■ RECORDS FOR THE TASK

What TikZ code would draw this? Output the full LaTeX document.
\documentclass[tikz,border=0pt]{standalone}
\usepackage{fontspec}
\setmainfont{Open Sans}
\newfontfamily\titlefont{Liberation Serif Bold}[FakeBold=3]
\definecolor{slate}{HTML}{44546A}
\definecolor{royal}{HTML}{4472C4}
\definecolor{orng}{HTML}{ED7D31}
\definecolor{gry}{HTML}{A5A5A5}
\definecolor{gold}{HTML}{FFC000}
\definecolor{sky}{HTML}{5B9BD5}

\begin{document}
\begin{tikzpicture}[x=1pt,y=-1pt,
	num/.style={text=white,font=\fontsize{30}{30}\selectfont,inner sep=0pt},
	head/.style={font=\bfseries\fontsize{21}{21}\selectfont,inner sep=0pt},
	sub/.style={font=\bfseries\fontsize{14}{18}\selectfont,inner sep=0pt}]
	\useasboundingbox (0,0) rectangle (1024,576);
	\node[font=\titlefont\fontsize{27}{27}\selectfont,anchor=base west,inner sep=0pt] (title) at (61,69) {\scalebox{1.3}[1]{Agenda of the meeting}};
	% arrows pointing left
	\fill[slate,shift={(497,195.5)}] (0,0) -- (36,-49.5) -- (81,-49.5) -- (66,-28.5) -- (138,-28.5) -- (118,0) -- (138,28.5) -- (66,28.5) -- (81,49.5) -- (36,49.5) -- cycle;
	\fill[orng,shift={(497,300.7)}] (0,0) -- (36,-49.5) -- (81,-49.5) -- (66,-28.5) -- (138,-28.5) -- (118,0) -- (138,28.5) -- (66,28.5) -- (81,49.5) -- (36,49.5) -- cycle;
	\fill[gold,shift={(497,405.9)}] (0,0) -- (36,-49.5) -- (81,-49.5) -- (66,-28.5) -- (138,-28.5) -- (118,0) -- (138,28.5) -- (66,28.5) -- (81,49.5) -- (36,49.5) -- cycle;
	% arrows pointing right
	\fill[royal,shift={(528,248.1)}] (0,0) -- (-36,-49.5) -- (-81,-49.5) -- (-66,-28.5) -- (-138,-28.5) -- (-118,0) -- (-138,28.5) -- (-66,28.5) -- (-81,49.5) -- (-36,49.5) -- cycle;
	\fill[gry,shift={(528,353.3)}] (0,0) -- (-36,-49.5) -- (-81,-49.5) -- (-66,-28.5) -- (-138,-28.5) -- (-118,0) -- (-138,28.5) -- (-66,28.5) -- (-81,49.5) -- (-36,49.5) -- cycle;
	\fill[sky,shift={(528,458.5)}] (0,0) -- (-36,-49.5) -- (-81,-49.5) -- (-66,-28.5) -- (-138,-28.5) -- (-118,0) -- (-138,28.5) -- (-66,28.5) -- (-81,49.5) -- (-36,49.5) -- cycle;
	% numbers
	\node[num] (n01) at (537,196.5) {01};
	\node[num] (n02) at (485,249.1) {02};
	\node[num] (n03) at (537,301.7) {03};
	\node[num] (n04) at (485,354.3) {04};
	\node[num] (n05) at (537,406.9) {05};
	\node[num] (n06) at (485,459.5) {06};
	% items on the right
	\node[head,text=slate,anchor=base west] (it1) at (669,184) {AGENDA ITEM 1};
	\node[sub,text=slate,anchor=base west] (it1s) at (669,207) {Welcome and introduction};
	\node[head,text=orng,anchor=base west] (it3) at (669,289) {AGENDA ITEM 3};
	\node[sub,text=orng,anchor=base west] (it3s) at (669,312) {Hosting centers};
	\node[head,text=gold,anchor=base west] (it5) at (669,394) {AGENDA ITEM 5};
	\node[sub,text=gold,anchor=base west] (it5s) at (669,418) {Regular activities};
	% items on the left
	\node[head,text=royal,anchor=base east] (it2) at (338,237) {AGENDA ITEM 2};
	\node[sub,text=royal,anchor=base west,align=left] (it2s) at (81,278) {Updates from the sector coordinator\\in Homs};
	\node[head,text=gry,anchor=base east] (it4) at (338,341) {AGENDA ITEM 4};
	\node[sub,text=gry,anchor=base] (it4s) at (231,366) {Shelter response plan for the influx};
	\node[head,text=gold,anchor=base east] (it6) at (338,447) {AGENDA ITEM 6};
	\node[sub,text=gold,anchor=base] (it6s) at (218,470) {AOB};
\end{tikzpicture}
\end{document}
...
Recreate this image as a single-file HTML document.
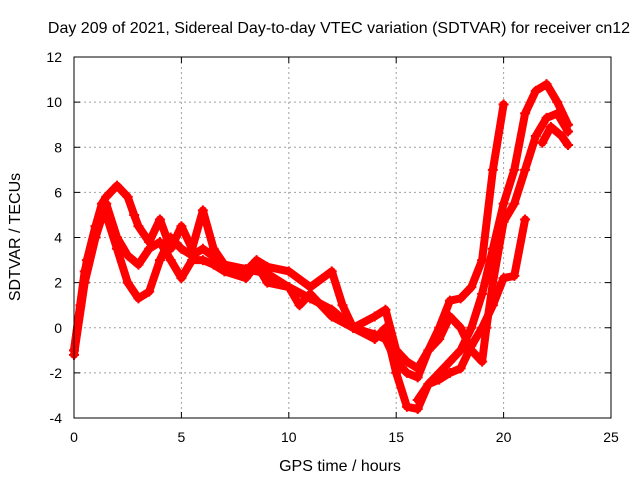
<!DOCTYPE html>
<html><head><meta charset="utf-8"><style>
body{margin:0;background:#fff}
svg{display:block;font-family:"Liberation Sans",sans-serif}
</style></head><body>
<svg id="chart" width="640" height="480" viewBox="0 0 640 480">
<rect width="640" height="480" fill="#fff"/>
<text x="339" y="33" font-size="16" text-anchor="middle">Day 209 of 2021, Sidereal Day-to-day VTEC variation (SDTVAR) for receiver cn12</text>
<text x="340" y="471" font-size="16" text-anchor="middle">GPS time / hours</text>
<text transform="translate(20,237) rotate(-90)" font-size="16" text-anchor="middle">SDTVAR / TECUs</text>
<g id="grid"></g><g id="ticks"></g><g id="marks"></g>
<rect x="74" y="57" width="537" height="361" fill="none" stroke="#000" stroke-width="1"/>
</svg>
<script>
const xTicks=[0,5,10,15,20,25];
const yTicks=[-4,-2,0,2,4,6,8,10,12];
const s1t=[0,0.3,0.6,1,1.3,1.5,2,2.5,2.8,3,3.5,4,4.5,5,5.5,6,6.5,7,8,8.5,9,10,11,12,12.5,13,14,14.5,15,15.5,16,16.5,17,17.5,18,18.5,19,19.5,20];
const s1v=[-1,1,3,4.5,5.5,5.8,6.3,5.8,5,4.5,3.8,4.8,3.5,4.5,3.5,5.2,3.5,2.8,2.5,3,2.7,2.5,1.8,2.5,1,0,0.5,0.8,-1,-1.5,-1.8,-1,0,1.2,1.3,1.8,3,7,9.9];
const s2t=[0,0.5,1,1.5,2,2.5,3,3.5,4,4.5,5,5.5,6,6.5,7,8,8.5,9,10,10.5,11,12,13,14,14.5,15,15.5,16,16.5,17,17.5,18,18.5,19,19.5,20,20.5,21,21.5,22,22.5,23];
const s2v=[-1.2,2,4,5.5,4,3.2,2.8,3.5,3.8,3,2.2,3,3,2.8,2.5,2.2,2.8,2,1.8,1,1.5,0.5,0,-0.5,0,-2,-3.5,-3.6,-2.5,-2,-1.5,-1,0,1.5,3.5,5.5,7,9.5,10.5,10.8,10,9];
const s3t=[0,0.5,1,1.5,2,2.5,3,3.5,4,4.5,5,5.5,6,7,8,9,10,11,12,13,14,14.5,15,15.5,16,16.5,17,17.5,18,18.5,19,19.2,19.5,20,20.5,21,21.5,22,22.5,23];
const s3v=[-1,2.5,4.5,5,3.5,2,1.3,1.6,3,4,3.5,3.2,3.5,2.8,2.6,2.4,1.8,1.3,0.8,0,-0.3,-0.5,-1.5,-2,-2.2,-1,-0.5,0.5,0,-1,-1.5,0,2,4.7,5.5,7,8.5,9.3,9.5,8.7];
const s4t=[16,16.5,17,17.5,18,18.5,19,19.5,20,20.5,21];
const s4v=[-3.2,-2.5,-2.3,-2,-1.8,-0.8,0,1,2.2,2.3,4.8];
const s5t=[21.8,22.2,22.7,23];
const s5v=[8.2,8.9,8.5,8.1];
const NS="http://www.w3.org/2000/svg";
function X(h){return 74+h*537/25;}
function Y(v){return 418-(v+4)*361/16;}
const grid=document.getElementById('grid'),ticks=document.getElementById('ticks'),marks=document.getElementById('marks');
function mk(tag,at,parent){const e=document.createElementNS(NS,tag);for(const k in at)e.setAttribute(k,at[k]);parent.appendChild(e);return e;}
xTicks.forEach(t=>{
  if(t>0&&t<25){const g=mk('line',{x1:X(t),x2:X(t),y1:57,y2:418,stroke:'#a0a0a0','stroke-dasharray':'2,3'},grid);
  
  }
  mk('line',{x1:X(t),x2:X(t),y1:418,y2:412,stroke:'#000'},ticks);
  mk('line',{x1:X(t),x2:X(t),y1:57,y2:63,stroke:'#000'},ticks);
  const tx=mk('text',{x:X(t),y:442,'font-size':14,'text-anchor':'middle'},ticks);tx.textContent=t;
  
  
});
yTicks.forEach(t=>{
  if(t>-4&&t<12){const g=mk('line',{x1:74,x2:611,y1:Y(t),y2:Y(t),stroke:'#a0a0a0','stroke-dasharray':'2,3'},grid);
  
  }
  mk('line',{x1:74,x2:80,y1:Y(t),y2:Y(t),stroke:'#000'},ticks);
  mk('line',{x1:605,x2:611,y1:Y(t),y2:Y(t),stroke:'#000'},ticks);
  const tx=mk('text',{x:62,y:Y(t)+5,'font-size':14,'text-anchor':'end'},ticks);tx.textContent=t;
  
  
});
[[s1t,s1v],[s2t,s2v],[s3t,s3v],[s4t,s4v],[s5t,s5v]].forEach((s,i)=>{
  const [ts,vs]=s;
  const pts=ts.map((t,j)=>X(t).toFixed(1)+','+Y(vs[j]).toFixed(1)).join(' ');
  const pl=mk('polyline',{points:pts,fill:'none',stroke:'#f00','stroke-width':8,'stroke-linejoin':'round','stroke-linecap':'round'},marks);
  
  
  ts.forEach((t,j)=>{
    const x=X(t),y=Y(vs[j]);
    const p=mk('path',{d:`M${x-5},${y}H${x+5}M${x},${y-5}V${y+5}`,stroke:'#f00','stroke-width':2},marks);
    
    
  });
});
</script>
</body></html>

■ EXERCISE INSTRUCTIONS
Extract, from the listing above, every line where the string "this" occurs.

■ SOLUTION TO THE EXERCISE
What TikZ code would draw this? Output the full LaTeX document.
Recreate this image as a single-file HTML document.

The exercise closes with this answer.